As such my mind was not in control so I rudely replied POTATOES, EGG and TEA.. what else could we get, we had just kept that on the gas burner… I was about to leave when she asked me to have a cup of tea.
I sipped the tea and felt relieved. Later she asked me to touch the potato. I could feel that it had turned soft, which was quite hard before boiling.
Then she asked me to touch the egg. The egg’s outer shell had become hard and when I broke it, I found it was boiled inside.
The tea leaves had already blended themselves into a fine cup to tea which I had already drunk.
I thought that the party was over. My grandma stopped me and gave me an important lesson.
She told that all three, the potato, the egg, and tea leaves faced same boiling water—- the adversity but each one reacted differently.
The potato went in strong, hard, and unrelenting, but in boiling water, it became soft and weak.

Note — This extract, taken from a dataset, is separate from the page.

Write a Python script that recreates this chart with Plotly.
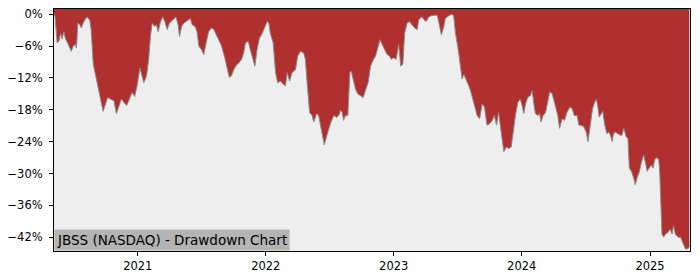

The egg was fragile, with the thin outer shell protecting its liquid interior until it was put in the boiling water. Then the inside of the egg became hard.
However, the tea leaves were unique. After they were exposed to the boiling water, they changed the water and created something new.
‘Which are you,’ she asked me. ‘When adversity knocks on your door, how do you respond? Are you a potato, an egg, or tea leaves?’
This was an eye-opener for me and I realised that it is me who decides how to react or respond to situations.